Both women look at her.

“Is anyone in this department — any of the scientists — studying the concept of… other… that is, parallel, or multiple, universes?”

The assistant says, “Like science fiction?”

“Well — not really. Or I guess maybe, but I mean in reality.” She feels like a fool.

“Oh, geez, I really don’t know,” the assistant says.

Elisa claps her hands together, steps back from the desk. “Thanks. Sorry to bother you.” Only once she’s nearly to the stairs does she let out breath — she doesn’t know what made her think that was a good idea.

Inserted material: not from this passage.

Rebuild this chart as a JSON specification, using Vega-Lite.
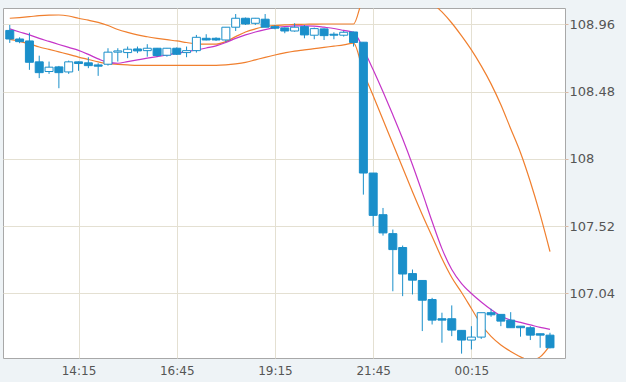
{
  "$schema": "https://vega.github.io/schema/vega-lite/v6.json",
  "autosize": "none",
  "width": 562,
  "height": 350,
  "padding": {"left": 3, "top": 8, "right": 61, "bottom": 24},
  "background": "#eef3f6",
  "config": {
    "view": {"fill": "white", "stroke": "#a8a8a8", "strokeWidth": 1},
    "font": "DejaVu Sans"
  },
  "data": {"values": [
    {"t":"2024-03-01T12:30:00","o":108.916,"h":108.955,"l":108.827,"c":108.855,"ma":108.927,"up":109.003,"lo":108.852},
    {"t":"2024-03-01T12:45:00","o":108.855,"h":108.867,"l":108.825,"c":108.836,"ma":108.905,"up":109.008,"lo":108.838},
    {"t":"2024-03-01T13:00:00","o":108.841,"h":108.900,"l":108.635,"c":108.689,"ma":108.884,"up":109.014,"lo":108.820},
    {"t":"2024-03-01T13:15:00","o":108.692,"h":108.736,"l":108.576,"c":108.615,"ma":108.859,"up":109.021,"lo":108.798},
    {"t":"2024-03-01T13:30:00","o":108.623,"h":108.694,"l":108.606,"c":108.654,"ma":108.838,"up":109.025,"lo":108.781},
    {"t":"2024-03-01T13:45:00","o":108.656,"h":108.663,"l":108.504,"c":108.615,"ma":108.816,"up":109.026,"lo":108.763},
    {"t":"2024-03-01T14:00:00","o":108.620,"h":108.701,"l":108.606,"c":108.692,"ma":108.795,"up":109.019,"lo":108.745},
    {"t":"2024-03-01T14:15:00","o":108.692,"h":108.695,"l":108.628,"c":108.680,"ma":108.774,"up":109.003,"lo":108.726},
    {"t":"2024-03-01T14:30:00","o":108.685,"h":108.725,"l":108.647,"c":108.665,"ma":108.745,"up":108.989,"lo":108.709},
    {"t":"2024-03-01T14:45:00","o":108.670,"h":108.682,"l":108.592,"c":108.661,"ma":108.713,"up":108.973,"lo":108.692},
    {"t":"2024-03-01T15:00:00","o":108.675,"h":108.789,"l":108.665,"c":108.761,"ma":108.688,"up":108.951,"lo":108.679},
    {"t":"2024-03-01T15:15:00","o":108.761,"h":108.789,"l":108.694,"c":108.770,"ma":108.682,"up":108.923,"lo":108.674},
    {"t":"2024-03-01T15:30:00","o":108.758,"h":108.801,"l":108.718,"c":108.782,"ma":108.694,"up":108.902,"lo":108.670},
    {"t":"2024-03-01T15:45:00","o":108.784,"h":108.801,"l":108.754,"c":108.770,"ma":108.706,"up":108.884,"lo":108.667},
    {"t":"2024-03-01T16:00:00","o":108.772,"h":108.818,"l":108.729,"c":108.789,"ma":108.718,"up":108.871,"lo":108.667},
    {"t":"2024-03-01T16:15:00","o":108.789,"h":108.791,"l":108.729,"c":108.737,"ma":108.729,"up":108.860,"lo":108.667},
    {"t":"2024-03-01T16:30:00","o":108.739,"h":108.791,"l":108.729,"c":108.789,"ma":108.741,"up":108.850,"lo":108.667},
    {"t":"2024-03-01T16:45:00","o":108.789,"h":108.795,"l":108.741,"c":108.746,"ma":108.754,"up":108.841,"lo":108.667},
    {"t":"2024-03-01T17:00:00","o":108.758,"h":108.801,"l":108.725,"c":108.772,"ma":108.765,"up":108.830,"lo":108.667},
    {"t":"2024-03-01T17:15:00","o":108.772,"h":108.884,"l":108.758,"c":108.867,"ma":108.777,"up":108.820,"lo":108.667},
    {"t":"2024-03-01T17:30:00","o":108.860,"h":108.889,"l":108.845,"c":108.848,"ma":108.791,"up":108.818,"lo":108.667},
    {"t":"2024-03-01T17:45:00","o":108.860,"h":108.867,"l":108.841,"c":108.848,"ma":108.806,"up":108.818,"lo":108.667},
    {"t":"2024-03-01T18:00:00","o":108.848,"h":108.939,"l":108.832,"c":108.939,"ma":108.830,"up":108.836,"lo":108.670},
    {"t":"2024-03-01T18:15:00","o":108.939,"h":109.033,"l":108.912,"c":109.003,"ma":108.859,"up":108.872,"lo":108.677},
    {"t":"2024-03-01T18:30:00","o":109.003,"h":109.008,"l":108.955,"c":108.962,"ma":108.884,"up":108.905,"lo":108.688},
    {"t":"2024-03-01T18:45:00","o":108.967,"h":109.005,"l":108.955,"c":109.003,"ma":108.905,"up":108.927,"lo":108.706},
    {"t":"2024-03-01T19:00:00","o":108.996,"h":109.033,"l":108.939,"c":108.939,"ma":108.922,"up":108.944,"lo":108.724},
    {"t":"2024-03-01T19:15:00","o":108.943,"h":108.955,"l":108.924,"c":108.932,"ma":108.936,"up":108.951,"lo":108.741},
    {"t":"2024-03-01T19:30:00","o":108.934,"h":108.937,"l":108.896,"c":108.912,"ma":108.944,"up":108.955,"lo":108.756},
    {"t":"2024-03-01T19:45:00","o":108.912,"h":108.967,"l":108.907,"c":108.939,"ma":108.949,"up":108.959,"lo":108.769},
    {"t":"2024-03-01T20:00:00","o":108.943,"h":108.955,"l":108.860,"c":108.884,"ma":108.949,"up":108.960,"lo":108.777},
    {"t":"2024-03-01T20:15:00","o":108.882,"h":108.936,"l":108.853,"c":108.929,"ma":108.947,"up":108.961,"lo":108.786},
    {"t":"2024-03-01T20:30:00","o":108.927,"h":108.930,"l":108.848,"c":108.879,"ma":108.939,"up":108.962,"lo":108.795},
    {"t":"2024-03-01T20:45:00","o":108.889,"h":108.903,"l":108.853,"c":108.882,"ma":108.930,"up":108.962,"lo":108.804},
    {"t":"2024-03-01T21:00:00","o":108.882,"h":108.912,"l":108.872,"c":108.903,"ma":108.916,"up":108.962,"lo":108.813},
    {"t":"2024-03-01T21:15:00","o":108.905,"h":108.907,"l":108.801,"c":108.830,"ma":108.902,"up":108.962,"lo":108.825},
    {"t":"2024-03-01T21:30:00","o":108.832,"h":108.832,"l":107.745,"c":107.899,"ma":108.784,"up":109.147,"lo":108.620},
    {"t":"2024-03-01T21:45:00","o":107.899,"h":107.899,"l":107.519,"c":107.597,"ma":108.635,"up":109.190,"lo":108.450},
    {"t":"2024-03-01T22:00:00","o":107.602,"h":107.650,"l":107.453,"c":107.472,"ma":108.478,"up":109.240,"lo":108.279},
    {"t":"2024-03-01T22:15:00","o":107.467,"h":107.496,"l":107.056,"c":107.353,"ma":108.314,"up":109.260,"lo":108.108},
    {"t":"2024-03-01T22:30:00","o":107.368,"h":107.382,"l":107.021,"c":107.179,"ma":108.143,"up":109.250,"lo":107.937},
    {"t":"2024-03-01T22:45:00","o":107.182,"h":107.211,"l":107.033,"c":107.135,"ma":107.958,"up":109.220,"lo":107.766},
    {"t":"2024-03-01T23:00:00","o":107.133,"h":107.133,"l":106.772,"c":106.992,"ma":107.759,"up":109.170,"lo":107.602},
    {"t":"2024-03-01T23:15:00","o":106.997,"h":107.009,"l":106.819,"c":106.850,"ma":107.553,"up":109.112,"lo":107.446},
    {"t":"2024-03-01T23:30:00","o":106.860,"h":106.903,"l":106.689,"c":106.850,"ma":107.360,"up":109.048,"lo":107.289},
    {"t":"2024-03-01T23:45:00","o":106.860,"h":106.955,"l":106.736,"c":106.779,"ma":107.211,"up":108.969,"lo":107.154},
    {"t":"2024-03-02T00:00:00","o":106.777,"h":106.777,"l":106.611,"c":106.708,"ma":107.111,"up":108.877,"lo":107.047},
    {"t":"2024-03-02T00:15:00","o":106.708,"h":106.807,"l":106.641,"c":106.729,"ma":107.040,"up":108.777,"lo":106.933},
    {"t":"2024-03-02T00:30:00","o":106.729,"h":106.903,"l":106.716,"c":106.903,"ma":106.980,"up":108.663,"lo":106.819},
    {"t":"2024-03-02T00:45:00","o":106.903,"h":106.931,"l":106.874,"c":106.888,"ma":106.926,"up":108.535,"lo":106.734},
    {"t":"2024-03-02T01:00:00","o":106.891,"h":106.891,"l":106.807,"c":106.843,"ma":106.880,"up":108.386,"lo":106.673},
    {"t":"2024-03-02T01:15:00","o":106.850,"h":106.907,"l":106.796,"c":106.796,"ma":106.851,"up":108.215,"lo":106.627},
    {"t":"2024-03-02T01:30:00","o":106.807,"h":106.807,"l":106.732,"c":106.796,"ma":106.834,"up":108.044,"lo":106.588},
    {"t":"2024-03-02T01:45:00","o":106.796,"h":106.807,"l":106.708,"c":106.743,"ma":106.816,"up":107.837,"lo":106.563},
    {"t":"2024-03-02T02:00:00","o":106.753,"h":106.753,"l":106.653,"c":106.743,"ma":106.798,"up":107.602,"lo":106.588},
    {"t":"2024-03-02T02:15:00","o":106.743,"h":106.760,"l":106.649,"c":106.653,"ma":106.784,"up":107.339,"lo":106.670}
  ]},
  "encoding": {
    "x": {
      "field": "t", "type": "temporal",
      "scale": {"domain": [
        {"year": 2024, "month": 3, "date": 1, "hours": 12, "minutes": 27, "seconds": 18},
        {"year": 2024, "month": 3, "date": 2, "hours": 2, "minutes": 30, "seconds": 18}
      ]},
      "axis": {
        "title": null, "format": "%H:%M", "orient": "bottom",
        "values": [
          {"year": 2024, "month": 3, "date": 1, "hours": 14, "minutes": 15},
          {"year": 2024, "month": 3, "date": 1, "hours": 16, "minutes": 45},
          {"year": 2024, "month": 3, "date": 1, "hours": 19, "minutes": 15},
          {"year": 2024, "month": 3, "date": 1, "hours": 21, "minutes": 45},
          {"year": 2024, "month": 3, "date": 2, "hours": 0, "minutes": 15}
        ],
        "grid": true, "gridColor": "#e4e0d2", "gridWidth": 1,
        "domain": false, "ticks": false,
        "labelFontSize": 12, "labelColor": "#555555", "labelPadding": 7,
        "labelFont": "DejaVu Sans"
      }
    }
  },
  "layer": [
    {
      "mark": {"type": "line", "color": "#f07f2e", "strokeWidth": 1.2, "clip": true, "interpolate": "monotone"},
      "encoding": {
        "y": {
          "field": "up", "type": "quantitative",
          "scale": {"domain": [106.58, 109.076], "nice": false, "zero": false},
          "axis": {
            "title": null, "orient": "right",
            "values": [107.04, 107.52, 108, 108.48, 108.96],
            "format": ".2~f",
            "grid": true, "gridColor": "#e4e0d2", "gridWidth": 1,
            "domain": false, "ticks": true, "tickSize": 3, "tickColor": "#dcb9a4",
            "labelFontSize": 13, "labelColor": "#555555", "labelPadding": 1,
            "labelFont": "DejaVu Sans"
          }
        }
      }
    },
    {
      "mark": {"type": "line", "color": "#f07f2e", "strokeWidth": 1.2, "clip": true, "interpolate": "monotone"},
      "encoding": {"y": {"field": "lo", "type": "quantitative"}}
    },
    {
      "mark": {"type": "line", "color": "#c535c8", "strokeWidth": 1.2, "clip": true, "interpolate": "monotone"},
      "encoding": {"y": {"field": "ma", "type": "quantitative"}}
    },
    {
      "mark": {"type": "rule", "color": "#1a8fca", "strokeWidth": 1},
      "encoding": {
        "y": {"field": "l", "type": "quantitative"},
        "y2": {"field": "h"}
      }
    },
    {
      "mark": {"type": "bar", "size": 8, "stroke": "#1a8fca", "strokeWidth": 1},
      "encoding": {
        "y": {"field": "o", "type": "quantitative"},
        "y2": {"field": "c"},
        "fill": {"condition": {"test": "datum.c > datum.o", "value": "#ffffff"}, "value": "#1a8fca"}
      }
    }
  ]
}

But a voice stops her—“Hey! Uh, hello?” It’s the young woman. She is half-jogging down the hall, in the manner of someone who rarely moves faster than walking speed.

“Hi.”

“Hey!” The girl is out of breath. She arrives where Elisa is standing, gets a panicked look in her eye, takes half a step back. “I’m a postdoc here?”

“Ah.” She is small and cute — cat-eye glasses, blue hair. A physics woman.

“I’m Betsy. I’m… yeah. So the multiverse?”

“Oh! I’m Elisa. Is that your field? Parallel… whatever?” She’s embarrassed now — embarrassed to utter these words in this building, embarrassed to say “whatever” to a woman half her age.

“No, no. I’m doing experimental stuff — radiation patterns from quarks.”

“I see.”

Betsy takes a wallet out of the pocket of her jeans — a man’s wallet — and slides a business card out from behind her driver’s license. Her hands are trembling slightly. Elisa is impressed, for some reason, that she has business cards. It reads BETSY OROSCO, PHYSICS. And a web address. “That’s my site,” she says. “It’s kind of a… physics blog?”

“Cool,” Elisa says, and feels herself blush.

But the girl is encouraged. “Yeah, and, ah… I’m kind of interested in this stuff. The multiverse stuff. I mean, I post about it sometimes. It’s a hobby.”

“Physicists have hobbies?”

“Yeah, more physics!”

Betsy invites her into her office, and Elisa follows her to the end of the hallway, up a flight of stairs, and around a corner. They have to duck as they pass beneath an inexplicably low section of ceiling, and then they’re in a little cul-de-sac with three doors. Betsy opens the one on the left and leads Elisa inside.

The office is intimate, cramped even, but higher than it is broad, with bookshelves on three walls covered with textbooks, papers, and unusual objects: toys, oddly shaped bits of wood, machine parts, circuit boards. The fourth wall is empty save for a tall narrow window. In front of the window there is a green aluminum desk, and, on a filthy Oriental rug, two stained aluminum-frame upholstered chairs. Betsy climbs behind the desk. It bears two laptop computers, a cell phone, and many stacks of books and papers. Elisa sits in one of the chairs, which is familiarly uncomfortable. She says, “How long have you been working here?”

“A year.”

“You’ve really made yourself at home.”

Betsy’s face reddens. “I like to make a nest.” And then, surprisingly, she says, “I’m thirty-two, you know.”